2.) Then we make a key decision: should this translator be ancient or modern? Flaubert’s contemporary, or ours? After a little thought, we might plump for an Englishwoman of Flaubert’s time, whose prose would inevitably be free of anachronism or other style-jarringness. And if she was of the time, then might we not reasonably imagine the author helping her? Let’s push it further: the translator not only knows the author, but lives in his house, able to observe his spoken as well as his written French. They might work side by side on the text for as long as it takes. And now let’s push it to the limit: the female English translator might become the Frenchman’s lover – they always say that the best way to learn a language is through pillow talk.
3.) Madame Bovary is many things – a perfect piece of fictional machinery, the pinnacle of realism, the slaughterer of Romanticism, a complex study of failure – but it is also the first great shopping and fucking novel.

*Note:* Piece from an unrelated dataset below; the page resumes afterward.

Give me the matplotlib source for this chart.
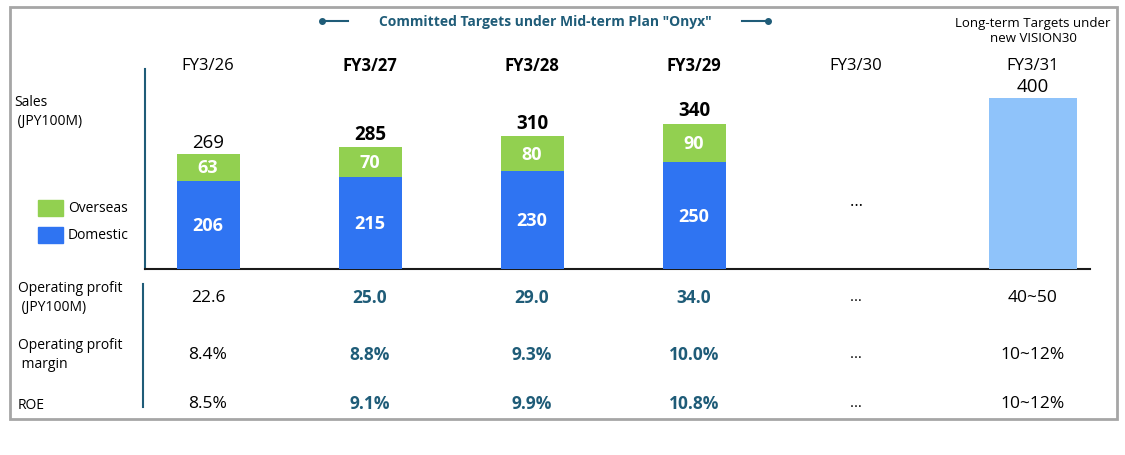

4.) When my novel Flaubert’s Parrot was being translated into German, my editor in Zurich modestly suggested some additional flourishes: for instance, a pun on Flaubert as a ‘flea-bear’, and a German slang phrase for masturbation which literally means ‘to shake from the palm tree’. Since Flaubert, at this point of my novel, was being masturbated in Egypt, this felt like a happy improvement on the English text.
What's the connection? My guess: Translating literature is like sex because two writers come together to create one new work, and you can never tell how ugly (or not) it's going to turn out.